February 4, 2011 (San Diego) – A couple of months ago I came across a National Geographic article that covered underwater cave diving. As with any National Geographic publication, the photographs were stunning and the article offered a lot of insight into this activity. When I learned of Sanctum, I became excited, especially when I saw James Cameron’s name attached to the production.

 

The images in Sanctum are stunning but in the end that National Geographic article provided far more insight on the subject, and more wonder and thrills, than anything in this film.

 

The 3D in Sanctum is clunky and distracting, particularly in close-ups and medium shots. It makes the actors and their movements look unnatural. The cave doesn’t look any grander than if it was in 2D.

 

Sanctum also serves as a personal milestone: It is the first film I have seen that has made me dislike seeing 3D movies. Some critics say the 3D is better used than in most movies but I disagree. Sanctum is so bad, and the extra dimension so gimmicky and useless, that it has empowered me to feel no shame in admitting I was wrong about liking 3D.

 

The story was inspired by a similar incident involving one of the screenwriters. In this film, a team of underwater cave divers becomes trapped inside a flooding unexplored underground cavern. They must navigate the unexplored system or drown.

 

The movie borrows heavily from two films. Halfway into the picture I recalled, with some fondness, Neil Marshall’s The Descent, which depicted a caving expedition involving several ladies. I mention the word “some” because I found only the first half thrilling, well-acted, and well-directed. That was before the movie disintegrated into a fully clichéd “women in peril” horror film with lots of blood as well as having creatures jumping out from the screen. The Poseidon Adventure (the original 1972 version) is the second. Sanctum combines and plagiarizes these two stories without offering anything unique or any genuine suspense of its own.

 

Over time the promising concept falls prey to disaster movie clichés. One by one the characters die, some in very unpleasant ways. The worst offender is Victoria’s death in which her hair gets caught on a carabiner, cuts it off, and falls to her watery death. The screenwriters and filmmakers tried to create a powerful scene.
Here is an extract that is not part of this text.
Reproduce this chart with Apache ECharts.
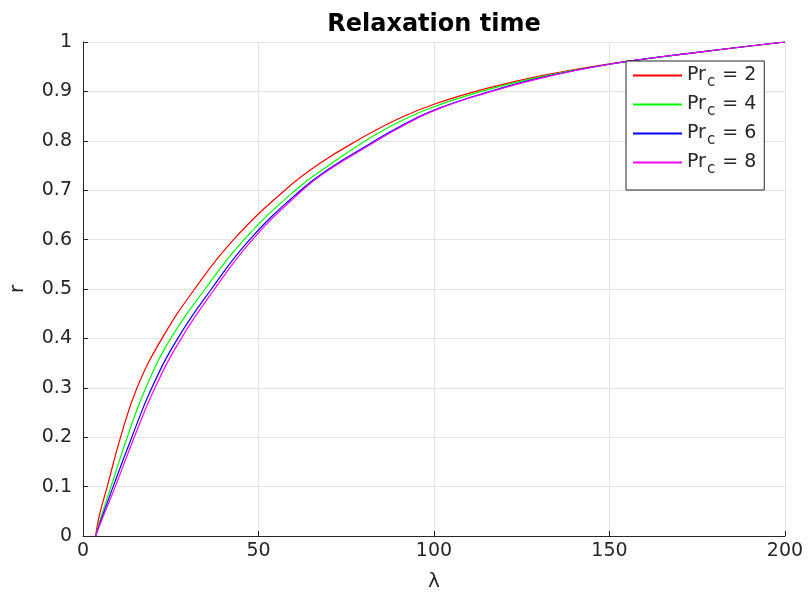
<!DOCTYPE html>
<html>
<head>
<meta charset="utf-8">
<script src="https://cdn.jsdelivr.net/npm/echarts@6/dist/echarts.min.js"></script>
<style>
html,body{margin:0;padding:0;background:#fff;}
#chart{width:811px;height:597px;}
</style>
</head>
<body>
<div id="chart"></div>
<script>
// Data (lambda, r) for each Pr_c
const prValues = [2, 4, 6, 8];
const colors = ['#ff0000', '#00ff00', '#0000ff', '#ff00ff'];

const lambda2 = [3.6, 4.6, 6.9, 10.7, 15.4, 22.5, 31.8, 42.9, 57.5, 67, 78, 90, 100, 115, 130, 150, 175, 200];
const r2      = [0, 0.04, 0.1, 0.2, 0.3, 0.4, 0.5, 0.6, 0.7, 0.752, 0.8, 0.845, 0.874, 0.906, 0.931, 0.956, 0.979, 1];

const lambda4 = [3.6, 5.0, 8.0, 12.6, 17.9, 25.0, 34.8, 45.9, 60.5, 70, 80.5, 90, 100, 115, 130, 150, 175, 200];
const r4      = [0, 0.035, 0.1, 0.2, 0.3, 0.4, 0.5, 0.6, 0.7, 0.75, 0.8, 0.838, 0.869, 0.903, 0.929, 0.955, 0.979, 1];

const lambda6 = [3.6, 5.0, 8.6, 13.9, 19.6, 27.0, 36.6, 47.5, 62, 70, 82, 90, 100, 115, 130, 150, 175, 200];
const r6      = [0, 0.03, 0.1, 0.2, 0.3, 0.4, 0.5, 0.6, 0.7, 0.743, 0.795, 0.828, 0.862, 0.898, 0.927, 0.955, 0.979, 1];

const lambda8 = [3.6, 5.2, 9.2, 14.6, 20.5, 28.0, 37.5, 48.3, 62.5, 70, 82.5, 90, 100, 115, 130, 150, 175, 200];
const r8      = [0, 0.03, 0.1, 0.2, 0.3, 0.4, 0.5, 0.6, 0.7, 0.741, 0.795, 0.826, 0.861, 0.897, 0.926, 0.955, 0.979, 1];

const xTicks = [0, 50, 100, 150, 200];
const yTicks = [0, 0.1, 0.2, 0.3, 0.4, 0.5, 0.6, 0.7, 0.8, 0.9, 1];

const lambdas = [lambda2, lambda4, lambda6, lambda8];
const rs = [r2, r4, r6, r8];

const FONT = 'DejaVu Sans';
const TXT = '#262626';

const series = prValues.map((p, i) => ({
  name: 'Pr_c = ' + p,
  type: 'line',
  data: lambdas[i].map((x, k) => [x, rs[i][k]]),
  symbol: 'none',
  smooth: 0.45,
  lineStyle: { color: colors[i], width: 1.2 },
  itemStyle: { color: colors[i] },
  clip: true
}));

const chart = echarts.init(document.getElementById('chart'), null, { renderer: 'canvas' });
chart.setOption({
  animation: false,
  backgroundColor: '#ffffff',
  title: {
    text: 'Relaxation time',
    left: 429,
    textAlign: 'center',
    top: 8,
    textStyle: { fontFamily: FONT, fontWeight: 'bold', fontSize: 24, color: '#000' }
  },
  grid: { left: 83, right: 26, top: 42, bottom: 61, containLabel: false, outerBoundsMode: 'none' },
  xAxis: {
    type: 'value',
    min: xTicks[0], max: xTicks[xTicks.length - 1], interval: 50,
    name: 'λ', nameLocation: 'middle', nameGap: 36,
    nameTextStyle: { fontFamily: FONT, fontSize: 20, color: TXT },
    axisLine: { show: true, onZero: false, lineStyle: { color: TXT, width: 1 } },
    axisTick: { show: true, inside: true, length: 5, lineStyle: { color: TXT } },
    axisLabel: { fontFamily: FONT, fontSize: 19, color: TXT, margin: 6 },
    splitLine: { show: true, lineStyle: { color: '#e3e3e3', width: 1 } }
  },
  yAxis: {
    type: 'value',
    min: yTicks[0], max: yTicks[yTicks.length - 1], interval: 0.1,
    name: 'r', nameLocation: 'middle', nameGap: 55, nameRotate: 90,
    nameTextStyle: { fontFamily: FONT, fontSize: 20, color: TXT },
    axisLine: { show: true, onZero: false, lineStyle: { color: TXT, width: 1 } },
    axisTick: { show: true, inside: true, length: 5, lineStyle: { color: TXT } },
    axisLabel: {
      fontFamily: FONT, fontSize: 19, color: TXT, margin: 11,
      formatter: v => String(Math.round(v * 10) / 10)
    },
    splitLine: { show: true, lineStyle: { color: '#e3e3e3', width: 1 } }
  },
  legend: {
    orient: 'vertical',
    left: 626, top: 61,
    padding: [5, 8, 13, 6],
    itemGap: 5,
    itemWidth: 49, itemHeight: 19,
    borderColor: TXT, borderWidth: 1, borderRadius: 0,
    backgroundColor: '#ffffff',
    itemStyle: { opacity: 0 },
    data: prValues.map(p => 'Pr_c = ' + p),
    formatter: name => {
      const v = name.split('= ')[1];
      return '{a|Pr}{s|c}{a| = ' + v + '}';
    },
    textStyle: {
      fontFamily: FONT, fontSize: 19, color: TXT,
      rich: {
        a: { fontFamily: FONT, fontSize: 19, color: TXT },
        s: { fontFamily: FONT, fontSize: 15, color: TXT, padding: [14, 1, 0, 1] }
      }
    }
  },
  series: series
});
</script>
</body>
</html>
However, the end result is an excruciating, manipulative, wholly unpleasant, and rather sickening series of shots in which she screams in agony while we get close-ups of her scalp being ripped from her skull.

 

The deaths in The Poseidon Adventure, although tragic, were not graphic. They were shocking but the film didn’t linger on them. Sanctum revels in its violence and deaths.

 

We also get several scenes in which one character clutches a dying character while saying tearful goodbyes.

 

Character development is another casualty. None of the characters are believable and are one-dimensional to the point of boredom. Whatever conflict there is feels phony. The first half of The Descent is suspenseful because the characters are three-dimensional and smart. With Sanctum, I never knew anything about these characters. They exist only to perish one by one.

 

The one thing the filmmakers do get right is the visuals, albeit marred slightly by the 3D. The caves are beautifully shot and are majestic to the point of overpowering the actors. The caves have more dimensions and than all of the characters combined and it doesn’t even need the 3D to accomplish that.